Work on Apache Arrow has been progressing rapidly since its inception earlier this year, and now Arrow is the open-source standard for columnar in-memory execution, enabling fast vectorized data processing and interoperability across the Big Data ecosystem.
Background
Apache Parquet is now the de facto standard for columnar storage on disk, and building on that success, popular Apache open-source Big Data projects (Calcite, Cassandra, Drill, HBase, Impala, Pandas, Parquet, Spark, etc.) are defining Arrow as the standard for in-memory columnar representation.
The data-processing industry is also following this trend by moving to vectorized execution (DB2 BLU, MonetDB, Vectorwise, etc.) on top of columnar data.
(Related: MongoDB can now store graph databases)
In addition, many open-source SQL engines are at different stages of the transformation from row-wise to column-wise processing. Drill already uses a columnar in-memory representation, and Hive, Spark (via SparkSQL) and Presto all have partial vectorized capability, with Impala planning columnar vectorization soon.
This brings in-memory representation in line with the storage side, where columnar is the new standard. For example, Parquet is commonly used for immutable files on a distributed file system like HDFS or S3, while Kudu is another columnar option suitable for mutable datasets. As this shift is underway, it is crucial to arrive at a standard for in-memory representation that enables efficient interoperability between these systems.
Key benefits of standardization
If the benefit of vectorized execution is faster processing on ever-growing datasets, then the standardization of this representation will enable even greater performance by permitting faster interoperability as well. Since the applications of such a standardization are endless, we will focus on some concrete examples.
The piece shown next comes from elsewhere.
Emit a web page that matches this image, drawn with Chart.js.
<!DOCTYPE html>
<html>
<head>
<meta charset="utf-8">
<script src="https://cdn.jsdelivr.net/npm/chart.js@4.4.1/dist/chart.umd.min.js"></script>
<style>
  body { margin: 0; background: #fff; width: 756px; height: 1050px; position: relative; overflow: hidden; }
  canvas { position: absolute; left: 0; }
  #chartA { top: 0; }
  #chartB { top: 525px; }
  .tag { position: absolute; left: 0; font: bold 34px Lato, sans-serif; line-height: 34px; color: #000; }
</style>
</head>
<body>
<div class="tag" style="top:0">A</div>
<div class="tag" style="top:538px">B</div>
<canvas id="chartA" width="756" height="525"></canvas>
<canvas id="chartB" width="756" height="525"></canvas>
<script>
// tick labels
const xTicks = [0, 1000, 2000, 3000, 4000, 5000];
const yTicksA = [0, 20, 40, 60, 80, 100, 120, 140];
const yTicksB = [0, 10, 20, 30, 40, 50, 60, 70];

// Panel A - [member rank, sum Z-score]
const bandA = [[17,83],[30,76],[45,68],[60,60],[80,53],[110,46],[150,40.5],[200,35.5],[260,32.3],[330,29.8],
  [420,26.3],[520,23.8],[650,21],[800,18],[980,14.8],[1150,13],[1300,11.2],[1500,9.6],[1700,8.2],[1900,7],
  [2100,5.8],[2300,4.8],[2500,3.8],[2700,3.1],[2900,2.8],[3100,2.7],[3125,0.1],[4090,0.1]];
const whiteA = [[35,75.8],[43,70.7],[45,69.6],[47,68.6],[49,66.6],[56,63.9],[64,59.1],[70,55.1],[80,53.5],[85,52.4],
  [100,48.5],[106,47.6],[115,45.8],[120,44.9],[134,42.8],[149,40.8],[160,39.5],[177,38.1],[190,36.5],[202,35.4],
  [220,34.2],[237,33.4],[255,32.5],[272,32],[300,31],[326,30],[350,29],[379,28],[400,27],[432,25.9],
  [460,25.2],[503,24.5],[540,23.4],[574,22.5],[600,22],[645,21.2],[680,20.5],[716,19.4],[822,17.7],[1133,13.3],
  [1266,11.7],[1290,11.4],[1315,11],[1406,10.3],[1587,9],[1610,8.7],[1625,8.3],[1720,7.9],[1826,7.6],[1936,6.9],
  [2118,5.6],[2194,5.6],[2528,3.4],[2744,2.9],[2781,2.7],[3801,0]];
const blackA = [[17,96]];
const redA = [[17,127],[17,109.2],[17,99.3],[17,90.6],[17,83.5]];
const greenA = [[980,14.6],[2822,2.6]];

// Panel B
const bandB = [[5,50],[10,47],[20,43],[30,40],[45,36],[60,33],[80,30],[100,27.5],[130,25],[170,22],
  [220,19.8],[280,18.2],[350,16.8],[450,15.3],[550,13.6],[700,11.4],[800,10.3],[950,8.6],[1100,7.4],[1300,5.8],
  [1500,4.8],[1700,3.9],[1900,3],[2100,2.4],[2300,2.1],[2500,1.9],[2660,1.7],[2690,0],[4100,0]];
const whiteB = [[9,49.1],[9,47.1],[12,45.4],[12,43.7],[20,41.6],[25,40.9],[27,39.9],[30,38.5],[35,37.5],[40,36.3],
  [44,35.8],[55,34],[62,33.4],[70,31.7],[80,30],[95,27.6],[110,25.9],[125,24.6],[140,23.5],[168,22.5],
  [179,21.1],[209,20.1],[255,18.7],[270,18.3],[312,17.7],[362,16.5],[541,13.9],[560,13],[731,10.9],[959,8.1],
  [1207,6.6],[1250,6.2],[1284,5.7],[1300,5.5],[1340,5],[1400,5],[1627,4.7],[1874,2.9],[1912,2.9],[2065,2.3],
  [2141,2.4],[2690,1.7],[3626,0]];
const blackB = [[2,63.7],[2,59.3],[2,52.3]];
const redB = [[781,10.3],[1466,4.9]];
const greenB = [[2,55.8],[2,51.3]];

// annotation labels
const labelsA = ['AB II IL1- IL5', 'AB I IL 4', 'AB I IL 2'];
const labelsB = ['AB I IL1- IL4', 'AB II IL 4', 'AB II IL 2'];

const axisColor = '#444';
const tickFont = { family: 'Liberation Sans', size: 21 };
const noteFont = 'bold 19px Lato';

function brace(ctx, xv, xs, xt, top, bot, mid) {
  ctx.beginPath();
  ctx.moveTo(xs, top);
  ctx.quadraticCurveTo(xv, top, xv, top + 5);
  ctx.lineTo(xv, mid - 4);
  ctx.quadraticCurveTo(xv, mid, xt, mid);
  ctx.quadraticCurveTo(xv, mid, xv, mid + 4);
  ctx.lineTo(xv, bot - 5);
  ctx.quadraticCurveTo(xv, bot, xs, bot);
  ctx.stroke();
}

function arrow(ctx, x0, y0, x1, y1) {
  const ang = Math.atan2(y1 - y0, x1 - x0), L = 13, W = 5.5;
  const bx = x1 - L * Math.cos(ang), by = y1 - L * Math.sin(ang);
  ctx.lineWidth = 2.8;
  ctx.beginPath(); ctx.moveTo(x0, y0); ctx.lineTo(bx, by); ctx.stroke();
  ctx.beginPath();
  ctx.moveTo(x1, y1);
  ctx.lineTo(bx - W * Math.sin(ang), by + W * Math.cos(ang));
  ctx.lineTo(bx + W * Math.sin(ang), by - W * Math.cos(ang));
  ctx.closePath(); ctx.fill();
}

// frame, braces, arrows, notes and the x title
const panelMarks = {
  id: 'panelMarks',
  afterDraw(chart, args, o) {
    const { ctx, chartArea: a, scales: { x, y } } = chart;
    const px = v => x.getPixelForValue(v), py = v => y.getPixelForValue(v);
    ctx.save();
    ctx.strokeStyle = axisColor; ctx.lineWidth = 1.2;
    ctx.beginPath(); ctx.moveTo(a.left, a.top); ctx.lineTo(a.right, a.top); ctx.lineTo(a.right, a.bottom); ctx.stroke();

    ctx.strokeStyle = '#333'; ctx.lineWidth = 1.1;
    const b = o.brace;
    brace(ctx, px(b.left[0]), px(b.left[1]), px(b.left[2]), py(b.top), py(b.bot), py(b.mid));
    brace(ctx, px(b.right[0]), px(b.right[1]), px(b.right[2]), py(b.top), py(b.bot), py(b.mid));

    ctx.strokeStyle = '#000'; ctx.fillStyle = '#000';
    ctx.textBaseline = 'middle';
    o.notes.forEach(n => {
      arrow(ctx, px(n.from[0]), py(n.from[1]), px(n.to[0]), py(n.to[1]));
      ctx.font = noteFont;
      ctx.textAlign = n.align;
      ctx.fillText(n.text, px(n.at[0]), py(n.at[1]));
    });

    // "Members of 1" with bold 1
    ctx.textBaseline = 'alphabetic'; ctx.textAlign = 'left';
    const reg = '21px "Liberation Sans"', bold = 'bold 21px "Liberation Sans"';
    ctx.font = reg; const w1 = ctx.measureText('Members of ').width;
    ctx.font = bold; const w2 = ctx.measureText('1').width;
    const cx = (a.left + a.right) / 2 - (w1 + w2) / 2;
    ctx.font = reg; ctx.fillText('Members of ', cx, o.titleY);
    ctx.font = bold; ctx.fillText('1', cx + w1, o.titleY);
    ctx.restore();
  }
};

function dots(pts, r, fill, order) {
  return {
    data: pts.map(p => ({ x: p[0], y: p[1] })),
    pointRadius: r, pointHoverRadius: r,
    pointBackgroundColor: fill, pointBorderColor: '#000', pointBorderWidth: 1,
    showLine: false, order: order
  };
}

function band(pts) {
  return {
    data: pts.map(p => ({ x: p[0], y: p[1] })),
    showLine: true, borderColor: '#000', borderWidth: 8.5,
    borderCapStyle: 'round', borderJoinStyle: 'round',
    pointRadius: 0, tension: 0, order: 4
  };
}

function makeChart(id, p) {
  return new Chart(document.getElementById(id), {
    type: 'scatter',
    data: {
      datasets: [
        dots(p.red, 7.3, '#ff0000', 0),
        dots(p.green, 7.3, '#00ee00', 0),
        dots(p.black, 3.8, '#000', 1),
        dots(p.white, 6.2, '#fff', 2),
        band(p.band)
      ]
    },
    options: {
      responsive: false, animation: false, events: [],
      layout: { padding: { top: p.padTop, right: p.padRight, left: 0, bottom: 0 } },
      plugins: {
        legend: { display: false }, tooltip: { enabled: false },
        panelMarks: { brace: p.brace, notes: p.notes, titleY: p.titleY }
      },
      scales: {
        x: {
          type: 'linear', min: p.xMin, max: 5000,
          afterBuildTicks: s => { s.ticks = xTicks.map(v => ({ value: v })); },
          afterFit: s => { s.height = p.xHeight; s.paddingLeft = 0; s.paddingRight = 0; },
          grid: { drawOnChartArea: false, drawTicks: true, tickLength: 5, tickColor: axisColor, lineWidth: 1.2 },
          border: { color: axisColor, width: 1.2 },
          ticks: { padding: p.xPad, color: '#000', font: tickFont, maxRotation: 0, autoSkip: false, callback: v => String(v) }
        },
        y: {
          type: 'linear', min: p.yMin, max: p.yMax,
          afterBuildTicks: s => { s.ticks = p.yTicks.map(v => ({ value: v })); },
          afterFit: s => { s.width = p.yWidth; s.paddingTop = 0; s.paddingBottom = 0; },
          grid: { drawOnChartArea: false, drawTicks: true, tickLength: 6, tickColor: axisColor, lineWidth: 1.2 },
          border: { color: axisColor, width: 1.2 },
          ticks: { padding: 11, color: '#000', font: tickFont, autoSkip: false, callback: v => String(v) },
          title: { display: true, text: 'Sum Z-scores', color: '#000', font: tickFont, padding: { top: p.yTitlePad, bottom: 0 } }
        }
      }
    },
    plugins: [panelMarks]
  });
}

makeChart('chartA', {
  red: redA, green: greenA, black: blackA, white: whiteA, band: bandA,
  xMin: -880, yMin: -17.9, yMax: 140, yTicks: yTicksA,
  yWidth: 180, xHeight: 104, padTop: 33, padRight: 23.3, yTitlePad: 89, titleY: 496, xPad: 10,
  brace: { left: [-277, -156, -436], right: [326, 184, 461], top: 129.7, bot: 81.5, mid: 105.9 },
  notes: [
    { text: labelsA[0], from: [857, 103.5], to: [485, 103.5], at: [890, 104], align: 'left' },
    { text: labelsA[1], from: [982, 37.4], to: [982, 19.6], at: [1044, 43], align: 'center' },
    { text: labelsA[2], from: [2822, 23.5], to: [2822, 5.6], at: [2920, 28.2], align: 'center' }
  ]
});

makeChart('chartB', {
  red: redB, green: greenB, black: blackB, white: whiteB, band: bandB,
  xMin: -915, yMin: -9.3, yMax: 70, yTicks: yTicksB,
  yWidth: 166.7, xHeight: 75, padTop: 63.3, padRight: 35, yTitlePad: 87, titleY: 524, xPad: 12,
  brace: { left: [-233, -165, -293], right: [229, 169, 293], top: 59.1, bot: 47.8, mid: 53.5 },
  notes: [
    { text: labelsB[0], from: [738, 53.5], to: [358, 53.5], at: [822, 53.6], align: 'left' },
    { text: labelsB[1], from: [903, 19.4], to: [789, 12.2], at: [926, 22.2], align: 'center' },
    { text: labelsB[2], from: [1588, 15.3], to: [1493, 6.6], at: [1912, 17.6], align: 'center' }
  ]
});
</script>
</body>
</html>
Portable and fast User-Defined Functions (UDFs): One common way data scientists analyze data is by using Python libraries like NumPy and Pandas. As long as the data can fit in the memory of a single machine, this is efficient and fast. However, once it does not fit in memory, one must switch to a distributed environment. A solution relevant to the latter case is PySpark, which allows the distributed execution of Python code on Spark. However, since Spark runs on the JVM and Python as a native binary, considerable overhead is incurred by the serialization and deserialization of objects as they transition between Python and PySpark. This typically happens because mutually intelligible representations are often the lowest common denominator between the two systems, and compatibility achieved at this level often emphasizes utility rather than efficiency.
Arrow solves this by providing a columnar representation that combines data processing efficiency with standardization so that no conversion between formats is necessary. The internal representation for each system is the same, and as such, it also becomes the communication format. No serialization/deserialization is involved, and not even a single copy is made. Since Arrow record batches are immutable, they can be safely shared as read-only memory without requiring copies from one context to another.
And because the format is standard, UDFs become universal. Once execution engines have integrated with Arrow, the same function library can be used by all of them with the same efficiency.
Python-native bindings in Arrow 0.1.0: Thanks to many contributors, including Wes McKinney (creator of the Pandas library) and Uwe Korn (data scientist at Blue Yonder), the first release of Arrow (0.1.0) has native C++-backed integration between Python, Pandas, Arrow and Parquet (limited to flat schemas for now).
Arrow Record Batches can be manipulated as Pandas dataframes in memory, and they can be saved and loaded from Parquet files using the Parquet-Arrow integration.
One use case is to use your favorite SQL-on-Hadoop solution (Drill, Hive, Impala, SparkSQL, etc.) to slice and dice your data, aggregating it to a manageable size before undertaking a more detailed analysis in Pandas.
The next step is Arrow-based UDFs, which position Arrow as the new language-agnostic API (JVM, C++, Python, R). Arrow-based UDFs are portable across query engines, and eliminate the overhead of communication and serialization.
Future developments
Here are some applications of Arrow we expect to see in the near future.
Arrow based Python UDFs for Spark: Now that we have efficient Java and Python implementations of Arrow, we can remove all the serialization overhead incurred by distributed Python execution in Spark and enable vectorized execution of Python UDFs.
Faster storage integration: We can make the integration between Kudu and SQL engines drastically more efficient by using Arrow in place of two column-to-row and row-to-column conversions.